--- start of Records ---

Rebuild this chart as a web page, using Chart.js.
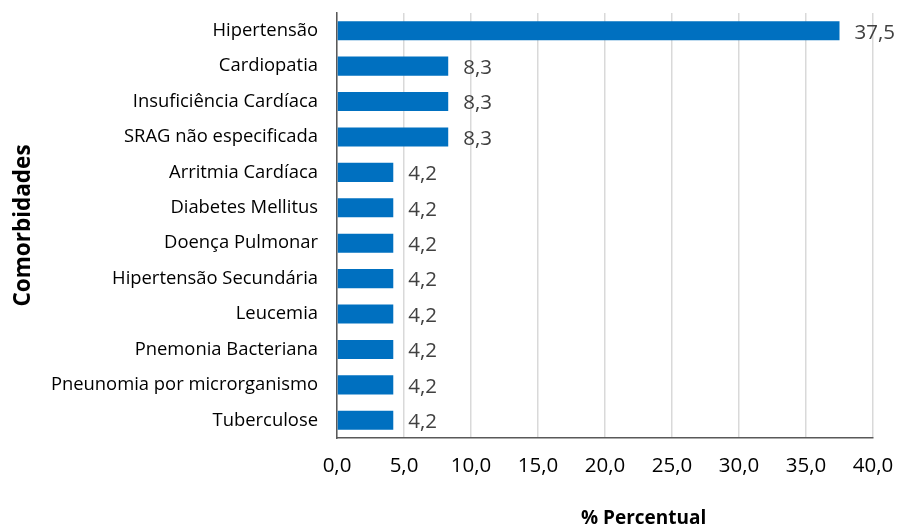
<!DOCTYPE html>
<html>
<head>
<meta charset="utf-8">
<script src="https://cdn.jsdelivr.net/npm/chart.js@4/dist/chart.umd.min.js"></script>
<style>
html,body{margin:0;padding:0;background:#fff;}
#wrap{width:899px;height:530px;position:relative;}
</style>
</head>
<body>
<div id="wrap"><canvas id="c" width="899" height="530"></canvas></div>
<script>
const categories = ["Hipertensão","Cardiopatia","Insuficiência Cardíaca","SRAG não especificada","Arritmia Cardíaca","Diabetes Mellitus","Doença Pulmonar","Hipertensão Secundária","Leucemia","Pnemonia Bacteriana","Pneunomia por microrganismo","Tuberculose"];
const percentValues = [37.5,8.3,8.3,8.3,4.2,4.2,4.2,4.2,4.2,4.2,4.2,4.2];
const valueLabels = ["37,5","8,3","8,3","8,3","4,2","4,2","4,2","4,2","4,2","4,2","4,2","4,2"];
const tickLabels = ["0,0","5,0","10,0","15,0","20,0","25,0","30,0","35,0","40,0"];
const xTitle = "% Percentual";
const yTitle = "Comorbidades";

const FONT = "'Open Sans', sans-serif";

const labelPlugin = {
  id: 'valLabels',
  afterDatasetsDraw(chart) {
    const ctx = chart.ctx;
    const meta = chart.getDatasetMeta(0);
    ctx.save();
    ctx.font = "20.5px " + FONT;
    ctx.fillStyle = "#404040";
    ctx.textAlign = "left";
    ctx.textBaseline = "middle";
    meta.data.forEach((bar, i) => {
      ctx.fillText(valueLabels[i], bar.x + 15, bar.y + 2);
    });
    ctx.restore();
  }
};
const xTitlePlugin = {
  id: 'xTitle',
  afterDraw(chart) {
    const ctx = chart.ctx;
    const a = chart.chartArea;
    ctx.save();
    ctx.font = "bold 19px " + FONT;
    ctx.fillStyle = "#000";
    ctx.textAlign = "center";
    ctx.textBaseline = "middle";
    ctx.fillText(xTitle, a.left + (a.right - a.left) * 0.572, 519);
    ctx.restore();
  }
};

new Chart(document.getElementById('c'), {
  type: 'bar',
  data: {
    labels: categories,
    datasets: [{
      data: percentValues,
      backgroundColor: '#0070C0',
      borderWidth: 0,
      barPercentage: 0.54,
      categoryPercentage: 1.0
    }]
  },
  options: {
    indexAxis: 'y',
    responsive: false,
    animation: false,
    devicePixelRatio: 1,
    layout: { padding: { top: 13, right: 26, bottom: 0, left: 0 } },
    plugins: { legend: { display: false }, tooltip: { enabled: false } },
    scales: {
      x: {
        min: 0, max: 40,
        ticks: {
          stepSize: 5,
          color: '#000',
          font: { family: FONT, size: 20.5 },
          padding: 16,
          maxRotation: 0,
          callback: (v, i) => tickLabels[i]
        },
        grid: { color: '#d9d9d9', lineWidth: 1.5, drawTicks: false },
        border: { color: '#595959', width: 1.5 },
        afterFit(s) { s.height = 92; s.paddingLeft = 0; s.paddingRight = 0; }
      },
      y: {
        ticks: {
          color: '#000',
          font: { family: FONT, size: 18.4 },
          padding: 19
        },
        grid: { display: false, drawTicks: false },
        border: { color: '#595959', width: 1.5 },
        title: {
          display: true,
          text: yTitle,
          color: '#000',
          font: { family: FONT, size: 22.5, weight: 'bold' },
          padding: { top: 10, bottom: 0 }
        },
        afterFit(s) { s.width = 337; s.paddingTop = 0; s.paddingBottom = 0; }
      }
    }
  },
  plugins: [labelPlugin, xTitlePlugin]
});
</script>
</body>
</html>
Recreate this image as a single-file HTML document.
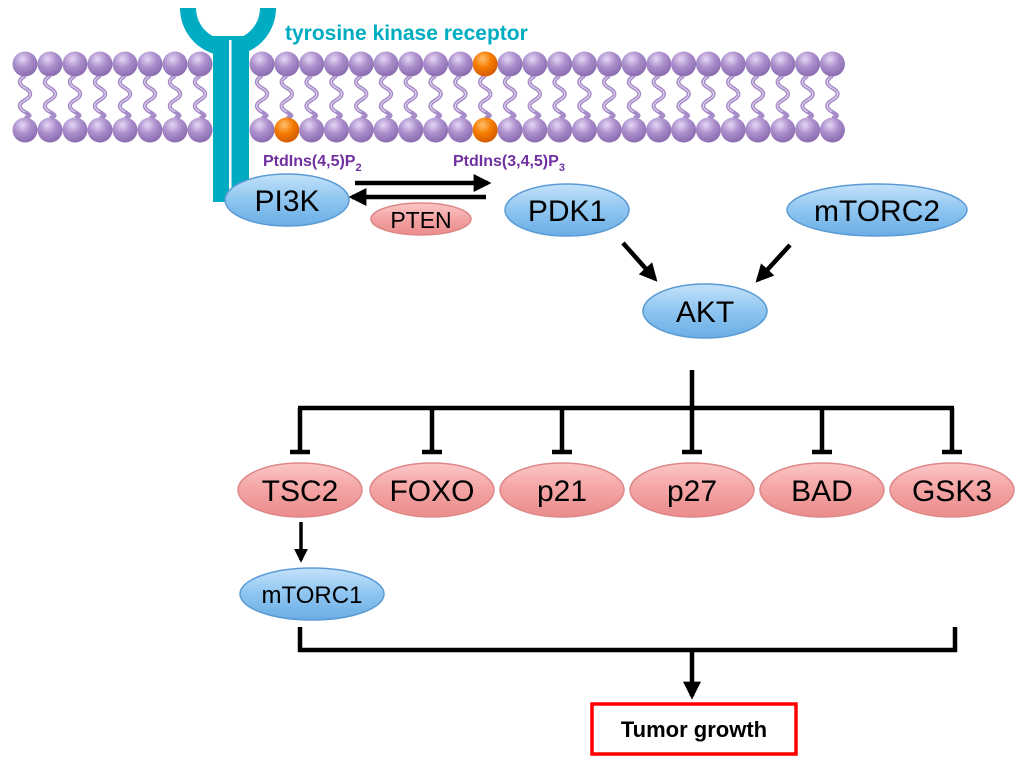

--- end of Records ---

From the material above, reproduce everything verbatim except the pictures.

> The answer:
Rebuild this chart as a web page, using Chart.js.
<!DOCTYPE html>
<html>
<head>
<meta charset="utf-8">
<script src="https://cdn.jsdelivr.net/npm/chart.js@4/dist/chart.umd.min.js"></script>
<style>
html,body{margin:0;padding:0;background:#fff;}
#wrap{width:899px;height:530px;position:relative;}
</style>
</head>
<body>
<div id="wrap"><canvas id="c" width="899" height="530"></canvas></div>
<script>
const categories = ["Hipertensão","Cardiopatia","Insuficiência Cardíaca","SRAG não especificada","Arritmia Cardíaca","Diabetes Mellitus","Doença Pulmonar","Hipertensão Secundária","Leucemia","Pnemonia Bacteriana","Pneunomia por microrganismo","Tuberculose"];
const percentValues = [37.5,8.3,8.3,8.3,4.2,4.2,4.2,4.2,4.2,4.2,4.2,4.2];
const valueLabels = ["37,5","8,3","8,3","8,3","4,2","4,2","4,2","4,2","4,2","4,2","4,2","4,2"];
const tickLabels = ["0,0","5,0","10,0","15,0","20,0","25,0","30,0","35,0","40,0"];
const xTitle = "% Percentual";
const yTitle = "Comorbidades";

const FONT = "'Open Sans', sans-serif";

const labelPlugin = {
  id: 'valLabels',
  afterDatasetsDraw(chart) {
    const ctx = chart.ctx;
    const meta = chart.getDatasetMeta(0);
    ctx.save();
    ctx.font = "20.5px " + FONT;
    ctx.fillStyle = "#404040";
    ctx.textAlign = "left";
    ctx.textBaseline = "middle";
    meta.data.forEach((bar, i) => {
      ctx.fillText(valueLabels[i], bar.x + 15, bar.y + 2);
    });
    ctx.restore();
  }
};
const xTitlePlugin = {
  id: 'xTitle',
  afterDraw(chart) {
    const ctx = chart.ctx;
    const a = chart.chartArea;
    ctx.save();
    ctx.font = "bold 19px " + FONT;
    ctx.fillStyle = "#000";
    ctx.textAlign = "center";
    ctx.textBaseline = "middle";
    ctx.fillText(xTitle, a.left + (a.right - a.left) * 0.572, 519);
    ctx.restore();
  }
};

new Chart(document.getElementById('c'), {
  type: 'bar',
  data: {
    labels: categories,
    datasets: [{
      data: percentValues,
      backgroundColor: '#0070C0',
      borderWidth: 0,
      barPercentage: 0.54,
      categoryPercentage: 1.0
    }]
  },
  options: {
    indexAxis: 'y',
    responsive: false,
    animation: false,
    devicePixelRatio: 1,
    layout: { padding: { top: 13, right: 26, bottom: 0, left: 0 } },
    plugins: { legend: { display: false }, tooltip: { enabled: false } },
    scales: {
      x: {
        min: 0, max: 40,
        ticks: {
          stepSize: 5,
          color: '#000',
          font: { family: FONT, size: 20.5 },
          padding: 16,
          maxRotation: 0,
          callback: (v, i) => tickLabels[i]
        },
        grid: { color: '#d9d9d9', lineWidth: 1.5, drawTicks: false },
        border: { color: '#595959', width: 1.5 },
        afterFit(s) { s.height = 92; s.paddingLeft = 0; s.paddingRight = 0; }
      },
      y: {
        ticks: {
          color: '#000',
          font: { family: FONT, size: 18.4 },
          padding: 19
        },
        grid: { display: false, drawTicks: false },
        border: { color: '#595959', width: 1.5 },
        title: {
          display: true,
          text: yTitle,
          color: '#000',
          font: { family: FONT, size: 22.5, weight: 'bold' },
          padding: { top: 10, bottom: 0 }
        },
        afterFit(s) { s.width = 337; s.paddingTop = 0; s.paddingBottom = 0; }
      }
    }
  },
  plugins: [labelPlugin, xTitlePlugin]
});
</script>
</body>
</html>
Recreate this image as a single-file HTML document.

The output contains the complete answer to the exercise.